## Exercise instructions
In the records below, find each line with the word "draw" and copy it.
— Begin Extracted data —
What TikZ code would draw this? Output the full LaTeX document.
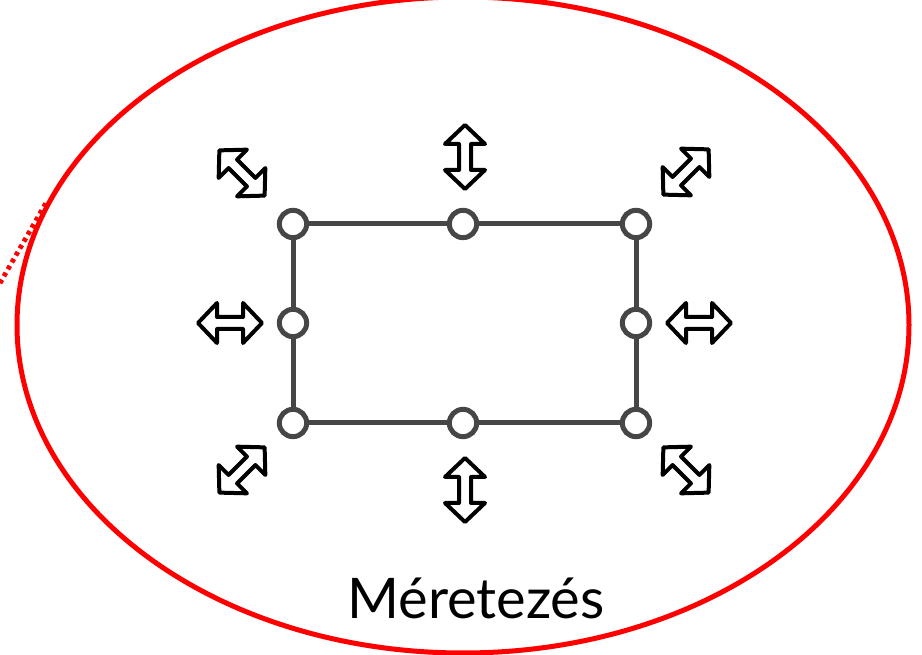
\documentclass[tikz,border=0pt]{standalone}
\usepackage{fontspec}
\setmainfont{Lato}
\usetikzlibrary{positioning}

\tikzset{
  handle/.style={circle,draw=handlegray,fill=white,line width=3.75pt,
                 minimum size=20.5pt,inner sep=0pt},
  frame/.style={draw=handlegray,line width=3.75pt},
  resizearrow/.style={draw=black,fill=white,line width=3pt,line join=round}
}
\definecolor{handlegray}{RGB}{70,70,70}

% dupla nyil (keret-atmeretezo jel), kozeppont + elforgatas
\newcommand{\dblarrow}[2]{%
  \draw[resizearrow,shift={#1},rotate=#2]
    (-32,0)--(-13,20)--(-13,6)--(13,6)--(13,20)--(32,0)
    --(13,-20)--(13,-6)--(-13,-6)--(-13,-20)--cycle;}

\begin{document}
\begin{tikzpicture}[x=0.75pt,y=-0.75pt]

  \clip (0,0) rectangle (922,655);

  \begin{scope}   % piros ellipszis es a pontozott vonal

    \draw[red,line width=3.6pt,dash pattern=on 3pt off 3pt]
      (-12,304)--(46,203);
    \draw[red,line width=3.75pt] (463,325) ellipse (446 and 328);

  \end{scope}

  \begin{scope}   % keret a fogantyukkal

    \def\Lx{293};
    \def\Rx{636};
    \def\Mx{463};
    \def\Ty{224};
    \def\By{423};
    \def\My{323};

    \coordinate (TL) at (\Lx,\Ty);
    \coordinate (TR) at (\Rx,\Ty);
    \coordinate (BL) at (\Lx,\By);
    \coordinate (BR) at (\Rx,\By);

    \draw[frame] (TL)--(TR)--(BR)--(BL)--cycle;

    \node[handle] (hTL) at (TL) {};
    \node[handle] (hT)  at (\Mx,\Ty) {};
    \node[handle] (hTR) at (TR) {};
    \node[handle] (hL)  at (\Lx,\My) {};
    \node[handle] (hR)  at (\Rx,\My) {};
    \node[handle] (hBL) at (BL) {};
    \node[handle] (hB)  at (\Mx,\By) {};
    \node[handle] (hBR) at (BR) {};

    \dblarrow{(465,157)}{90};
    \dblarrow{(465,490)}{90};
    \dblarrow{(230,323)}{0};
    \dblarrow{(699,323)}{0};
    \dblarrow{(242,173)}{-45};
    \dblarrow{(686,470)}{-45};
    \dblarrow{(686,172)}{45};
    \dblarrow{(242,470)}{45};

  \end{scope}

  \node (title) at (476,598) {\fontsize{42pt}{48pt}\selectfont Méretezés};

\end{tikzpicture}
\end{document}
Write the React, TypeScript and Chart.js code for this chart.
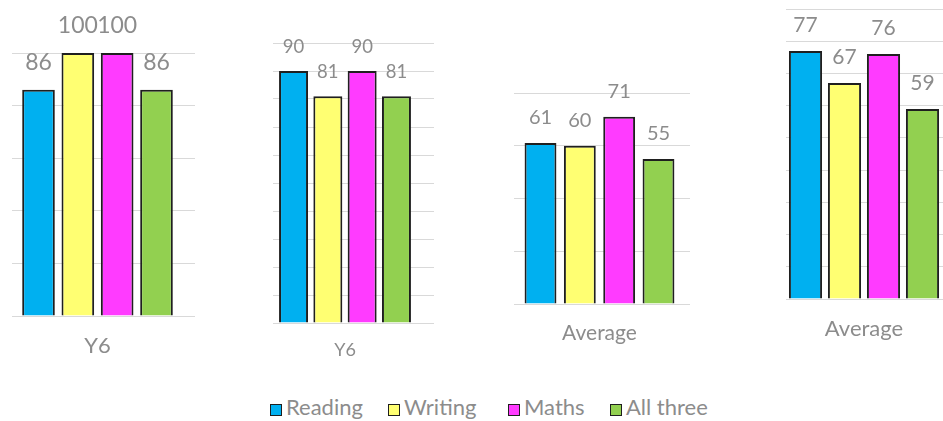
— End Extracted data —
## Response
What TikZ code would draw this? Output the full LaTeX document.
  handle/.style={circle,draw=handlegray,fill=white,line width=3.75pt,
  frame/.style={draw=handlegray,line width=3.75pt},
  resizearrow/.style={draw=black,fill=white,line width=3pt,line join=round}
  \draw[resizearrow,shift={#1},rotate=#2]
    \draw[red,line width=3.6pt,dash pattern=on 3pt off 3pt]
    \draw[red,line width=3.75pt] (463,325) ellipse (446 and 328);
    \draw[frame] (TL)--(TR)--(BR)--(BL)--cycle;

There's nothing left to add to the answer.